Pendant le reconfinement, les théâtres publics ont maintenu une activité, de répétitions et de création, avant de pouvoir retrouver leur public à partir du 15 décembre.
Show must go on ! C’est sans doute ce que se sont dit les différentes équipes à la tête de nos institutions théâtrales. Mais il n’était pas question de transgresser les directives de ce deuxième confinement, interdisant toute représentation publique. L’adaptation au couvre-feu avait été difficile mais possible grâce à un public demandeur, prêt à venir au théâtre en fin d’après-midi ou en début de soirée. Las, le deuxième confinement a douché les espoirs des artistes souhaitant continuer à jouer. Le spectacle vivant et les livres ont été considérés comme ne relevant pas de nos besoins essentiels… Qu’on le veuille ou non.
Chevaucher le tigre !
Si nombre de cafés-théâtres (comme l’Espace Gerson) et de salles privées (la Comédie-Odéon) ont dû fermer leurs portes dans l’espoir d’éviter de devoir mettre la clé dessous, les théâtres publics ont décidé de maintenir une activité, de répétitions et de création. Afin que les artistes continuent d’inventer, de s’exprimer entre eux, avant de pouvoir retrouver leur public... Une façon de “chevaucher le tigre”, comme Emmanuel Macron avait incité les acteurs culturels à le faire.
“Le tigre, on est dessus !”, nous a d’ailleurs déclaré Stéphane Bernard, comédien qui travaille avec Véronique Bettencourt au théâtre de la Renaissance sur Le Funambule, une création théâtrale qui aurait dû être jouée du 17 au 21 novembre.
Tous les jours, ils se rendent au théâtre avec leur équipe de comédiens, danseurs et techniciens. Le spectacle prend forme dans une ambiance qui leur permet, un temps, d’oublier le contexte anxiogène. De se projeter.
D’autant qu’une captation filmée a été tournée devant quelques rares spectateurs privilégiés pour être visible sur le site du théâtre. En attendant que la pièce soit jouée fin janvier à la Renaissance. L’occasion de voir cette adaptation théâtrale, et vidéo, d’un texte en prose écrit en 1955 par Jean Genet pour Abdallah, son grand amour du moment. À la fois essai sur l’art et poème adressé à un jeune apprenti acrobate, il y est question de la place de l’artiste dans le monde, de l’engagement jusqu’à la mort – sans cesse risquée par le funambule. Magnifique travail, si l’on en juge par le bout de répétition que l’on a pu voir.

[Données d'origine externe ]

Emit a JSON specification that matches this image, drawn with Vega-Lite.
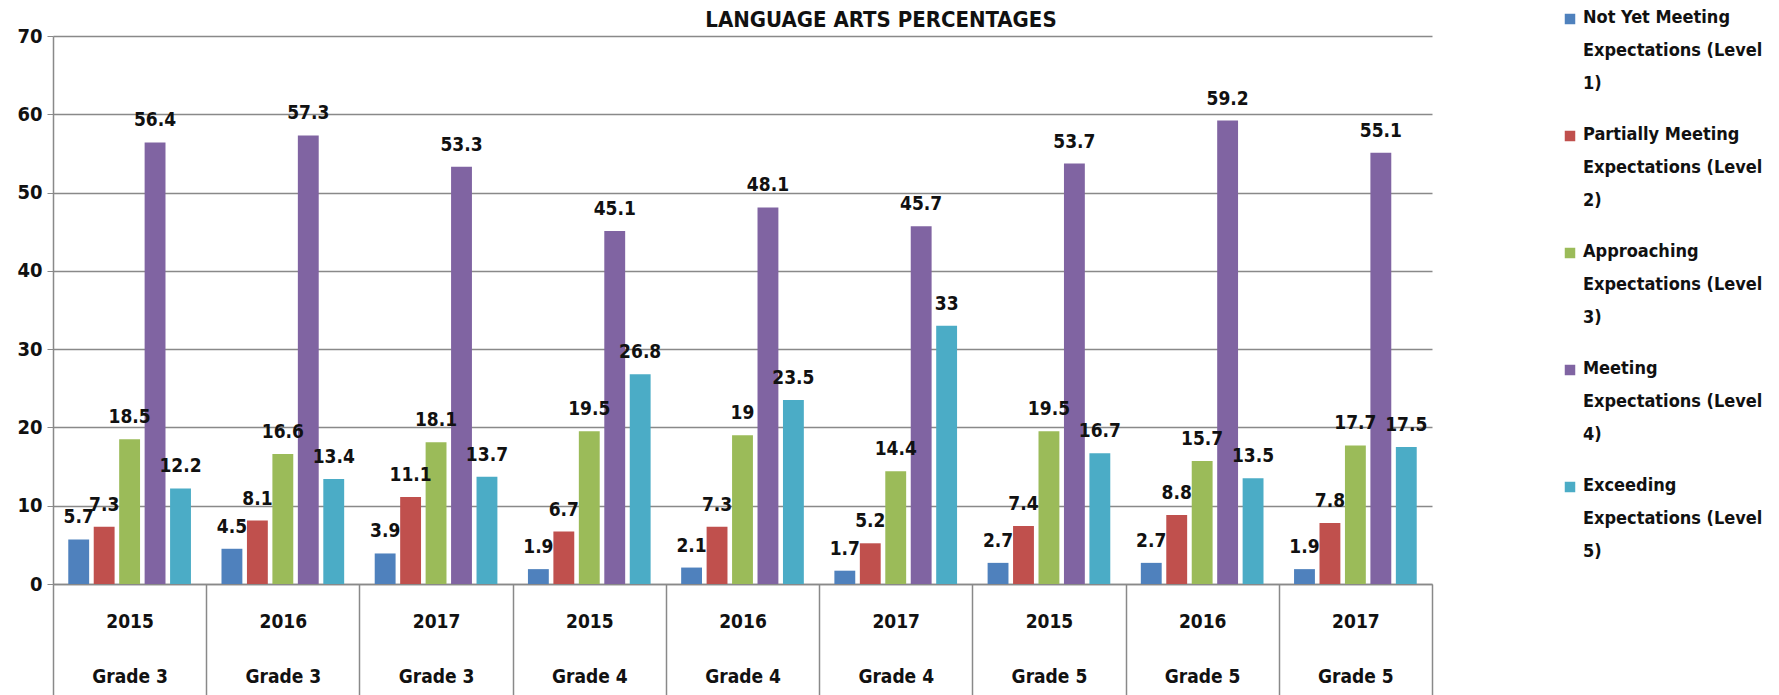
{
  "$schema": "https://vega.github.io/schema/vega-lite/v6.json",
  "autosize": {"type": "none"},
  "padding": {"left": 53, "top": 36, "right": 347, "bottom": 111},
  "width": 1379,
  "height": 548,
  "background": "white",
  "config": {
    "view": {"stroke": null},
    "font": "DejaVu Sans Condensed, Liberation Sans, sans-serif"
  },
  "title": {
    "text": "LANGUAGE ARTS PERCENTAGES",
    "font": "DejaVu Sans Condensed, Liberation Sans, sans-serif",
    "fontSize": 22,
    "fontWeight": "bold",
    "color": "#111",
    "anchor": "middle",
    "frame": "bounds",
    "offset": -22,
    "dx": -12
  },
  "data": {
    "values": [
      {"cat": "2015|Grade 3", "level": "Not Yet Meeting|Expectations  (Level|1)", "pct": 5.7},
      {"cat": "2015|Grade 3", "level": "Partially Meeting|Expectations  (Level|2)", "pct": 7.3},
      {"cat": "2015|Grade 3", "level": "Approaching|Expectations (Level|3)", "pct": 18.5},
      {"cat": "2015|Grade 3", "level": "Meeting|Expectations (Level|4)", "pct": 56.4},
      {"cat": "2015|Grade 3", "level": "Exceeding|Expectations (Level|5)", "pct": 12.2},
      {"cat": "2016|Grade 3", "level": "Not Yet Meeting|Expectations  (Level|1)", "pct": 4.5},
      {"cat": "2016|Grade 3", "level": "Partially Meeting|Expectations  (Level|2)", "pct": 8.1},
      {"cat": "2016|Grade 3", "level": "Approaching|Expectations (Level|3)", "pct": 16.6},
      {"cat": "2016|Grade 3", "level": "Meeting|Expectations (Level|4)", "pct": 57.3},
      {"cat": "2016|Grade 3", "level": "Exceeding|Expectations (Level|5)", "pct": 13.4},
      {"cat": "2017|Grade 3", "level": "Not Yet Meeting|Expectations  (Level|1)", "pct": 3.9},
      {"cat": "2017|Grade 3", "level": "Partially Meeting|Expectations  (Level|2)", "pct": 11.1},
      {"cat": "2017|Grade 3", "level": "Approaching|Expectations (Level|3)", "pct": 18.1},
      {"cat": "2017|Grade 3", "level": "Meeting|Expectations (Level|4)", "pct": 53.3},
      {"cat": "2017|Grade 3", "level": "Exceeding|Expectations (Level|5)", "pct": 13.7},
      {"cat": "2015|Grade 4", "level": "Not Yet Meeting|Expectations  (Level|1)", "pct": 1.9},
      {"cat": "2015|Grade 4", "level": "Partially Meeting|Expectations  (Level|2)", "pct": 6.7},
      {"cat": "2015|Grade 4", "level": "Approaching|Expectations (Level|3)", "pct": 19.5},
      {"cat": "2015|Grade 4", "level": "Meeting|Expectations (Level|4)", "pct": 45.1},
      {"cat": "2015|Grade 4", "level": "Exceeding|Expectations (Level|5)", "pct": 26.8},
      {"cat": "2016|Grade 4", "level": "Not Yet Meeting|Expectations  (Level|1)", "pct": 2.1},
      {"cat": "2016|Grade 4", "level": "Partially Meeting|Expectations  (Level|2)", "pct": 7.3},
      {"cat": "2016|Grade 4", "level": "Approaching|Expectations (Level|3)", "pct": 19},
      {"cat": "2016|Grade 4", "level": "Meeting|Expectations (Level|4)", "pct": 48.1},
      {"cat": "2016|Grade 4", "level": "Exceeding|Expectations (Level|5)", "pct": 23.5},
      {"cat": "2017|Grade 4", "level": "Not Yet Meeting|Expectations  (Level|1)", "pct": 1.7},
      {"cat": "2017|Grade 4", "level": "Partially Meeting|Expectations  (Level|2)", "pct": 5.2},
      {"cat": "2017|Grade 4", "level": "Approaching|Expectations (Level|3)", "pct": 14.4},
      {"cat": "2017|Grade 4", "level": "Meeting|Expectations (Level|4)", "pct": 45.7},
      {"cat": "2017|Grade 4", "level": "Exceeding|Expectations (Level|5)", "pct": 33},
      {"cat": "2015|Grade 5", "level": "Not Yet Meeting|Expectations  (Level|1)", "pct": 2.7},
      {"cat": "2015|Grade 5", "level": "Partially Meeting|Expectations  (Level|2)", "pct": 7.4},
      {"cat": "2015|Grade 5", "level": "Approaching|Expectations (Level|3)", "pct": 19.5},
      {"cat": "2015|Grade 5", "level": "Meeting|Expectations (Level|4)", "pct": 53.7},
      {"cat": "2015|Grade 5", "level": "Exceeding|Expectations (Level|5)", "pct": 16.7},
      {"cat": "2016|Grade 5", "level": "Not Yet Meeting|Expectations  (Level|1)", "pct": 2.7},
      {"cat": "2016|Grade 5", "level": "Partially Meeting|Expectations  (Level|2)", "pct": 8.8},
      {"cat": "2016|Grade 5", "level": "Approaching|Expectations (Level|3)", "pct": 15.7},
      {"cat": "2016|Grade 5", "level": "Meeting|Expectations (Level|4)", "pct": 59.2},
      {"cat": "2016|Grade 5", "level": "Exceeding|Expectations (Level|5)", "pct": 13.5},
      {"cat": "2017|Grade 5", "level": "Not Yet Meeting|Expectations  (Level|1)", "pct": 1.9},
      {"cat": "2017|Grade 5", "level": "Partially Meeting|Expectations  (Level|2)", "pct": 7.8},
      {"cat": "2017|Grade 5", "level": "Approaching|Expectations (Level|3)", "pct": 17.7},
      {"cat": "2017|Grade 5", "level": "Meeting|Expectations (Level|4)", "pct": 55.1},
      {"cat": "2017|Grade 5", "level": "Exceeding|Expectations (Level|5)", "pct": 17.5}
    ]
  },
  "encoding": {
    "x": {
      "field": "cat",
      "type": "nominal",
      "sort": null,
      "scale": {"paddingInner": 0, "paddingOuter": 0},
      "axis": {
        "title": null,
        "grid": false,
        "labelAngle": 0,
        "labelExpr": "split(datum.label, '|')",
        "tickBand": "extent",
        "tickSize": 111,
        "tickColor": "#898989",
        "tickWidth": 1.5,
        "domainColor": "#898989",
        "domainWidth": 1.5,
        "labelPadding": -83,
        "labelBaseline": "top",
        "labelLineHeight": 55,
        "labelFontSize": 19,
        "labelFontWeight": "bold",
        "labelColor": "#111",
        "labelOverlap": false
      }
    },
    "xOffset": {
      "field": "level",
      "type": "nominal",
      "sort": null,
      "scale": {"paddingInner": 0.18, "paddingOuter": 0.6}
    },
    "y": {
      "field": "pct",
      "type": "quantitative",
      "scale": {"domain": [0, 70]},
      "axis": {
        "title": null,
        "values": [0, 10, 20, 30, 40, 50, 60, 70],
        "grid": true,
        "gridColor": "#898989",
        "gridWidth": 1.5,
        "domainColor": "#898989",
        "domainWidth": 1.5,
        "tickColor": "#898989",
        "tickSize": 6,
        "labelFontSize": 20,
        "labelFontWeight": "bold",
        "labelColor": "#111",
        "labelPadding": 5
      }
    }
  },
  "layer": [
    {
      "mark": {"type": "bar"},
      "encoding": {
        "color": {
          "field": "level",
          "type": "nominal",
          "sort": null,
          "scale": {"range": ["#4F81BD", "#C0504D", "#9BBB59", "#8064A2", "#4BACC6"]},
          "legend": {
            "title": null,
            "orient": "none",
            "legendX": 1508,
            "legendY": -26,
            "padding": 0,
            "labelExpr": "split(datum.label, '|')",
            "symbolType": "square",
            "symbolSize": 110,
            "symbolStrokeWidth": 0,
            "labelFontSize": 18,
            "labelFontWeight": "bold",
            "labelColor": "#111",
            "labelBaseline": "top",
            "labelLimit": 300,
            "labelOffset": 4,
            "rowPadding": 33,
            "encode": {"labels": {"update": {"dy": {"value": -10}, "lineHeight": {"value": 33}}}}
          }
        }
      }
    },
    {
      "mark": {"type": "text", "baseline": "bottom", "dy": -12, "fontSize": 19, "fontWeight": "bold", "color": "#111"},
      "encoding": {"text": {"field": "pct", "type": "quantitative"}}
    }
  ]
}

L’ivresse plutôt que la Covid !
Au TNP, après que le nouveau patron, Jean Bellorini, a enfin pu jouer son spectacle Le Jeu des ombres, lors de la Semaine d’Art en Avignon – in extremis avant annulation ! –, il travaille avec toute son équipe à une nouvelle création.
Quant aux Célestins, le théâtre aurait dû accueillir début octobre les représentations d’Ivres, une pièce du sulfureux dramaturge russe contemporain, Ivan Viripaev, mise en scène par la jeune et talentueuse Ambre Kahan. Annulé aussi !
Cependant, la troupe a pu investir les lieux, répéter, et même proposer une manière de répétition publique, accessible à une trentaine de personnes, triées sur le volet, comprenant journalistes, programmateurs et professionnels. Curieuse ambiance !
La metteuse en scène a brièvement pris la parole avant de lancer la représentation. Elle a expliqué son émotion de jouer enfin devant un public, aussi limité soit-il. Les difficultés rencontrées, les annulations qui tombent… Et surtout l’obligation de s’adapter aux contraintes, les tests à faire régulièrement, dont un positif et un cas contact dans la troupe. Qui font que ce qui sera montré n’est qu’une partie du spectacle à venir. Mais c’était déjà suffisant pour en apprécier la qualité, la force dramaturgique. Ivres, comme le titre l’indique, évoque l’ivresse, l’ivresse alcoolique, entre autres. Mais surtout la vérité qu’elle dévoile. On est touché par la quête amoureuse, insatiable, toujours inassouvie, que poursuivent les jeunes hommes et les jeunes femmes qu’Ivan Viripaev dépeint dans une succession de tableaux admirablement conçus et portés par une musique… enivrante. Le spectacle sera repris durant la saison 2021-2022. Il faudra être patient
• Le Funambule, du 19 au 23 janvier au théâtre de la Renaissance, captation filmée sur le site du théâtre
• Ivres, aux Célestins, saison 2021-2022.